"I see drones and the Data Machine they serve…as the greatest threat to our national security, our safety, and our very way of life,” writes journalist Arkin (American Coup: How a Terrified Government Is Destroying the Constitution, 2013, etc.) in this idiosyncratic survey of the American military's use of drones, from the war in Bosnia to the present day.

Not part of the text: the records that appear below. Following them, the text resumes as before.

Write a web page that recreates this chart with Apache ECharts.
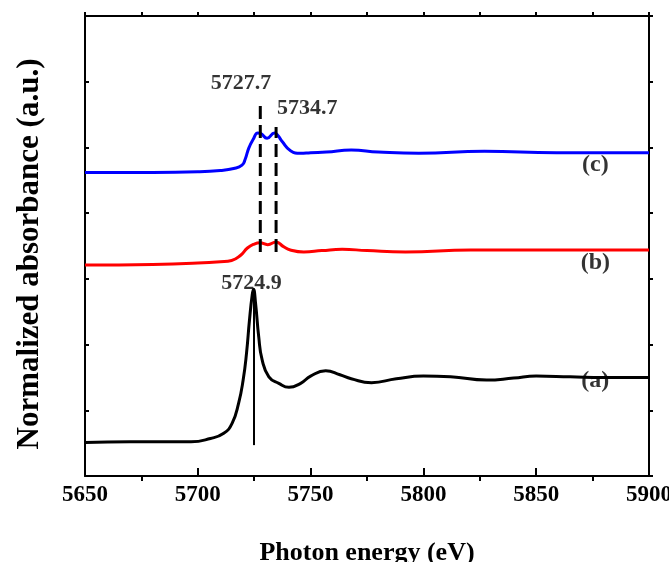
<!DOCTYPE html>
<html>
<head>
<meta charset="utf-8">
<script src="https://cdn.jsdelivr.net/npm/echarts@6/dist/echarts.min.js"></script>
<style>html,body{margin:0;padding:0;background:#fff}#c{width:669px;height:562px}</style>
</head>
<body>
<div id="c"></div>
<script>
// ---- data ----
var xTicks = [5650, 5700, 5750, 5800, 5850, 5900];
var aX = [5650,5670,5690,5697,5705.6,5711.5,5715.2,5718.1,5720.1,5721.6,5722.9,5724.1,5724.7,5725.6,5727,5728.5,5731.5,5735.9,5740.4,5745.6,5750,5756.7,5763,5768,5777,5788,5800,5812,5828,5840,5850,5865,5880,5900];
var aY = [0.51,0.52,0.52,0.52,0.57,0.65,0.80,1.11,1.46,1.87,2.37,2.75,2.84,2.63,2.12,1.77,1.51,1.41,1.35,1.41,1.52,1.60,1.54,1.48,1.42,1.48,1.52,1.51,1.46,1.49,1.52,1.51,1.50,1.50];
var bX = [5650,5680,5700,5710,5715,5719,5722,5725,5727.5,5731,5734.7,5738,5741,5747,5755,5764,5775,5792,5821,5859,5900];
var bY = [3.21,3.22,3.24,3.26,3.28,3.36,3.47,3.53,3.55,3.52,3.56,3.49,3.44,3.41,3.43,3.45,3.43,3.41,3.44,3.44,3.44];
var cX = [5650,5680,5700,5710,5715.9,5719.6,5721,5722.6,5724.5,5726.6,5728,5730.7,5734,5735.5,5737.4,5741.1,5745.6,5750,5757,5768,5780,5798,5827,5859,5900];
var cY = [4.62,4.62,4.63,4.65,4.68,4.73,4.82,4.99,5.12,5.22,5.21,5.14,5.22,5.18,5.09,4.95,4.91,4.92,4.93,4.96,4.93,4.91,4.94,4.92,4.92];
var peakA = 5724.9, peakA_range = [0.47, 2.85];
var peakC1 = 5727.7, peakC1_range = [3.41, 5.65];
var peakC2 = 5734.7, peakC2_range = [3.41, 5.31];
var annText = ['5727.7', '5734.7', '5724.9'];
var annX = [5719.2, 5748.5, 5723.8];
var annY = [5.97, 5.60, 2.93];
var curveText = ['(c)', '(b)', '(a)'];
var curveTextX = [5876.2, 5876.2, 5876.2];
var curveTextY = [4.73, 3.24, 1.45];

function zip(xs, ys){ return xs.map(function(x,i){ return [x, ys[i]]; }); }

var FONT = '"Liberation Serif","Times New Roman",serif';
var chart = echarts.init(document.getElementById('c'));
var option = {
  animation: false,
  grid: {left: 85, right: 20, top: 16, bottom: 86, containLabel: false, outerBoundsMode: 'none'},
  xAxis: [
    {type: 'value', position: 'bottom', min: 5650, max: 5900, interval: 50,
     axisLine: {show: true, onZero: false, lineStyle: {color: '#000', width: 2}},
     axisTick: {show: true, inside: true, length: 8, lineStyle: {color: '#000', width: 2}},
     axisLabel: {color: '#000', fontFamily: FONT, fontWeight: 'bold', fontSize: 23, margin: 8,
                 hideOverlap: false, formatter: function(v){ return String(v); }},
     splitLine: {show: false},
     name: 'Photon energy (eV)', nameLocation: 'middle', nameGap: 64,
     nameTextStyle: {color: '#000', fontFamily: FONT, fontWeight: 'bold', fontSize: 26}},
    {type: 'value', position: 'bottom', min: 5650, max: 5900, interval: 50,
     axisLine: {show: false}, axisTick: {show: false, inside: false},
     minorTick: {show: true, splitNumber: 2, length: 5, lineStyle: {color: '#000', width: 2}},
     axisLabel: {show: false}, splitLine: {show: false}},
    {type: 'value', position: 'top', min: 5650, max: 5900, interval: 25,
     axisLine: {show: true, onZero: false, lineStyle: {color: '#000', width: 2}},
     axisTick: {show: true, inside: false, length: 4, lineStyle: {color: '#000', width: 2}},
     axisLabel: {show: false}, splitLine: {show: false}}
  ],
  yAxis: [
    {type: 'value', position: 'left', min: 0, max: 7, interval: 1,
     axisLine: {show: true, onZero: false, lineStyle: {color: '#000', width: 2}},
     axisTick: {show: true, inside: true, length: 4, lineStyle: {color: '#000', width: 2}},
     axisLabel: {show: false}, splitLine: {show: false},
     name: 'Normalized absorbance (a.u.)', nameLocation: 'middle', nameGap: 40,
     nameTextStyle: {color: '#000', fontFamily: FONT, fontWeight: 'bold', fontSize: 31,
                     padding: [0, 16, 0, 0]}},
    {type: 'value', position: 'right', min: 0, max: 7, interval: 1,
     axisLine: {show: true, onZero: false, lineStyle: {color: '#000', width: 2}},
     axisTick: {show: true, inside: false, length: 4, lineStyle: {color: '#000', width: 2}},
     axisLabel: {show: false}, splitLine: {show: false}}
  ],
  series: [
    {type: 'line', data: zip(aX, aY), showSymbol: false, smooth: 0.5,
     lineStyle: {color: '#000', width: 3}},
    {type: 'line', data: zip(bX, bY), showSymbol: false, smooth: 0.5,
     lineStyle: {color: '#ff0000', width: 3}},
    {type: 'line', data: zip(cX, cY), showSymbol: false, smooth: 0.5,
     lineStyle: {color: '#0000ff', width: 3}},
    {type: 'line', data: [[peakA, peakA_range[0]], [peakA, peakA_range[1]]], showSymbol: false,
     lineStyle: {color: '#000', width: 2}},
    {type: 'line', data: [[peakC1, peakC1_range[0]], [peakC1, peakC1_range[1]]], showSymbol: false,
     lineStyle: {color: '#000', width: 3, type: [13, 6]}},
    {type: 'line', data: [[peakC2, peakC2_range[0]], [peakC2, peakC2_range[1]]], showSymbol: false,
     lineStyle: {color: '#000', width: 3, type: [13, 6]}},
    {type: 'scatter', symbolSize: 0, silent: true, z: 5,
     data: annText.map(function(t, i){ return {name: t, value: [annX[i], annY[i]]}; }),
     label: {show: true, position: 'inside', formatter: '{b}', color: '#000',
             fontFamily: FONT, fontWeight: 'bold', fontSize: 22}},
    {type: 'scatter', symbolSize: 0, silent: true, z: 5,
     data: curveText.map(function(t, i){ return {name: t, value: [curveTextX[i], curveTextY[i]]}; }),
     label: {show: true, position: 'inside', formatter: '{b}', color: '#000',
             fontFamily: FONT, fontWeight: 'bold', fontSize: 24}}
  ]
};
chart.setOption(option);
</script>
</body>
</html>
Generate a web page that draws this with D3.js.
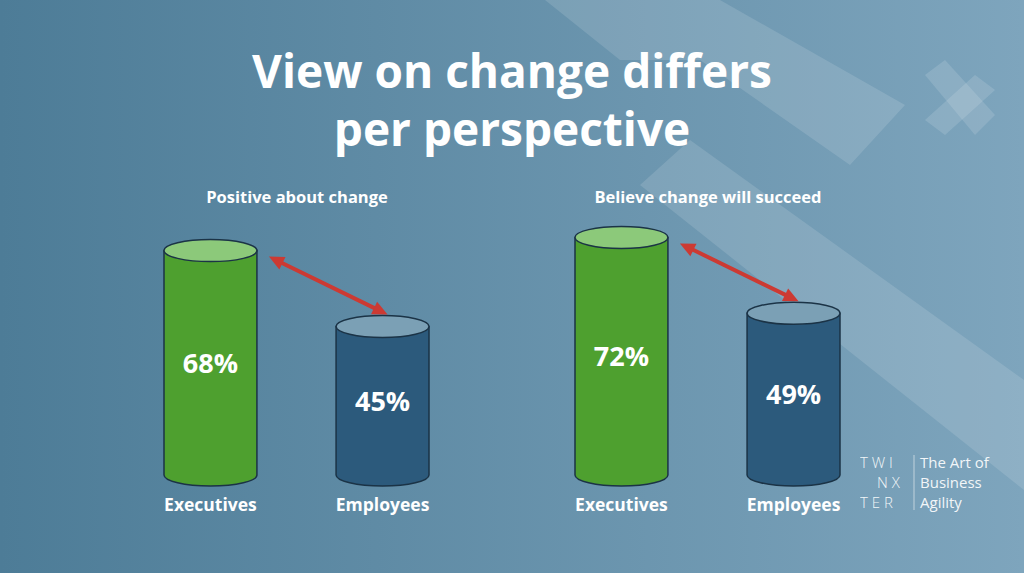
<!DOCTYPE html>
<html lang="en">
<head>
  <meta charset="utf-8">
  <script src="https://cdn.jsdelivr.net/npm/d3@7"></script>
  <style>
    body { margin: 0; overflow: hidden; }
    text { font-family: "Open Sans", Lato, sans-serif; fill: #fff; }
  </style>
</head>
<body>
  <svg id="chart" width="1024" height="573"></svg>
  <script>
    // chart data
    const groups = ['Positive about change', 'Believe change will succeed'];
    const categories = ['Executives', 'Employees'];
    const values = [[68, 45], [72, 49]];

    const svg = d3.select('#chart');
    const W = 1024, H = 573;

    // background
    const defs = svg.append('defs');
    const grad = defs.append('linearGradient').attr('id', 'bg')
      .attr('x1', '0').attr('x2', '1').attr('y1', '0').attr('y2', '0');
    grad.append('stop').attr('offset', '0%').attr('stop-color', '#4d7c97');
    grad.append('stop').attr('offset', '100%').attr('stop-color', '#7ea5bd');
    svg.append('rect').attr('width', W).attr('height', H).attr('fill', 'url(#bg)');

    // decorative shapes
    const deco = [
      [[545, 0], [720, 0], [905, 105], [850, 165], [700, 60], [620, 60]],
      [[640, 185], [690, 140], [1024, 380], [1024, 490]],
      [[925, 75], [945, 60], [995, 115], [975, 135]],
      [[975, 75], [995, 90], [945, 135], [925, 120]]
    ];
    svg.selectAll('polygon.deco').data(deco).enter().append('polygon')
      .attr('class', 'deco')
      .attr('points', d => d.map(p => p.join(',')).join(' '))
      .attr('fill', '#ffffff').attr('fill-opacity', 0.13);

    // title
    svg.append('text').attr('x', 512).attr('y', 88).attr('text-anchor', 'middle')
      .attr('font-size', 46).attr('font-weight', 700).text('View on change differs');
    svg.append('text').attr('x', 512).attr('y', 146).attr('text-anchor', 'middle')
      .attr('font-size', 46).attr('font-weight', 700).text('per perspective');

    const base = 475;
    const y = d3.scaleLinear().domain([0, 100]).range([base, base - 330]);
    const gx = d3.scaleOrdinal().domain(groups).range([164, 575]);
    const cx = d3.scaleBand().domain(categories).range([0, 265]).paddingInner(0.46).paddingOuter(0);
    const rx = cx.bandwidth() / 2, ry = 11;
    const colors = { Executives: ['#4ea02f', '#8cc97a'], Employees: ['#2c5a7c', '#7ba0b5'] };

    groups.forEach((g, gi) => {
      const G = svg.append('g').attr('transform', `translate(${gx(g)},0)`);
      G.append('text').attr('x', 133).attr('y', 203).attr('text-anchor', 'middle')
        .attr('font-size', 16.5).attr('font-weight', 700).text(g);

      const data = categories.map((c, i) => ({ c, v: values[gi][i] }));
      const cyl = G.selectAll('g.cyl').data(data).enter().append('g')
        .attr('transform', d => `translate(${cx(d.c) + rx},0)`);
      cyl.append('path')
        .attr('d', d => `M${-rx},${y(d.v)} L${-rx},${base} A${rx},${ry} 0 0 0 ${rx},${base} L${rx},${y(d.v)} Z`)
        .attr('fill', d => colors[d.c][0]).attr('stroke', '#1b3346').attr('stroke-width', 1.5);
      cyl.append('ellipse').attr('cx', 0).attr('cy', d => y(d.v)).attr('rx', rx).attr('ry', ry)
        .attr('fill', d => colors[d.c][1]).attr('stroke', '#1b3346').attr('stroke-width', 1.5);
      cyl.append('text').attr('y', d => (y(d.v) + base) / 2 + 10).attr('text-anchor', 'middle')
        .attr('font-size', 27).attr('font-weight', 700).text(d => d.v + '%');
      cyl.append('text').attr('y', 511).attr('text-anchor', 'middle')
        .attr('font-size', 17.5).attr('font-weight', 700).text(d => d.c);

      // arrow between tops
      const x1 = cx(categories[0]) + 2 * rx + 12, y1 = y(data[0].v) + 6;
      const x2 = cx(categories[1]) + rx + 5, y2 = y(data[1].v) - 12;
      const ang = Math.atan2(y2 - y1, x2 - x1);
      const head = (x, yy, a) => {
        const L = 15, Wd = 7;
        const bx = x - L * Math.cos(a), by = yy - L * Math.sin(a);
        return `${x},${yy} ${bx + Wd * Math.sin(a)},${by - Wd * Math.cos(a)} ${bx - Wd * Math.sin(a)},${by + Wd * Math.cos(a)}`;
      };
      G.append('line').attr('x1', x1 + 10 * Math.cos(ang)).attr('y1', y1 + 10 * Math.sin(ang))
        .attr('x2', x2 - 10 * Math.cos(ang)).attr('y2', y2 - 10 * Math.sin(ang))
        .attr('stroke', '#cc3a33').attr('stroke-width', 4);
      G.append('polygon').attr('points', head(x2, y2, ang)).attr('fill', '#cc3a33');
      G.append('polygon').attr('points', head(x1, y1, ang + Math.PI)).attr('fill', '#cc3a33');
    });

    // logo
    const logo = svg.append('g').attr('opacity', 0.9);
    [['T W I', 860, 468], ['N X', 877, 488], ['T E R', 860, 508]].forEach(d => {
      logo.append('text').attr('x', d[1]).attr('y', d[2]).attr('font-size', 15).attr('font-weight', 300).text(d[0]);
    });
    logo.append('line').attr('x1', 914).attr('x2', 914).attr('y1', 455).attr('y2', 510)
      .attr('stroke', '#fff').attr('stroke-opacity', 0.6);
    [['The Art of', 468], ['Business', 488], ['Agility', 508]].forEach(d => {
      logo.append('text').attr('x', 920).attr('y', d[1]).attr('font-size', 15).text(d[0]);
    });
  </script>
</body>
</html>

The author has access to extensive information about his topic and has mined it to the full, providing a wealth of information. However, this is as much a personal meditation as a careful study, a cri de coeur about what the "illusion of perfect warfare" is doing to our military and nation, all viewed through the unlikely lens of the 4,000-year-old Sumerian Epic of Gilgamesh. This new approach to warfare, in Arkin's view, means never sending a person into danger if a machine can do the job and reducing civilian casualties and collateral damage to near zero by precision targeting and execution. It requires ever increasing cascades of data and increasingly autonomous surveillance and killing machines through which "every place is reduced to geographic coordinates....nations, armies, and even people are reduced to links and networks.” This renders "the nature of the military…even the nature of our societies very different than they were in the past...[and ultimately] making us less human." The effectiveness of Arkin's argument is undercut by his unruly writing style. A uniformly jaunty tone sometimes lapses into Whitman-esque incantatory passages of obscure meaning; the author piles colorful technological terms into verbal heaps that dazzle or overwhelm rather than inform, and he obfuscates his message with invented words and liberal use of ill-defined personal metaphors.
This well-informed but quirky analysis of the development of drone warfare and its ongoing effect on the nation's military strategy is the latest lament for the disappearance of personal honor and valor from warfare that began in 1914.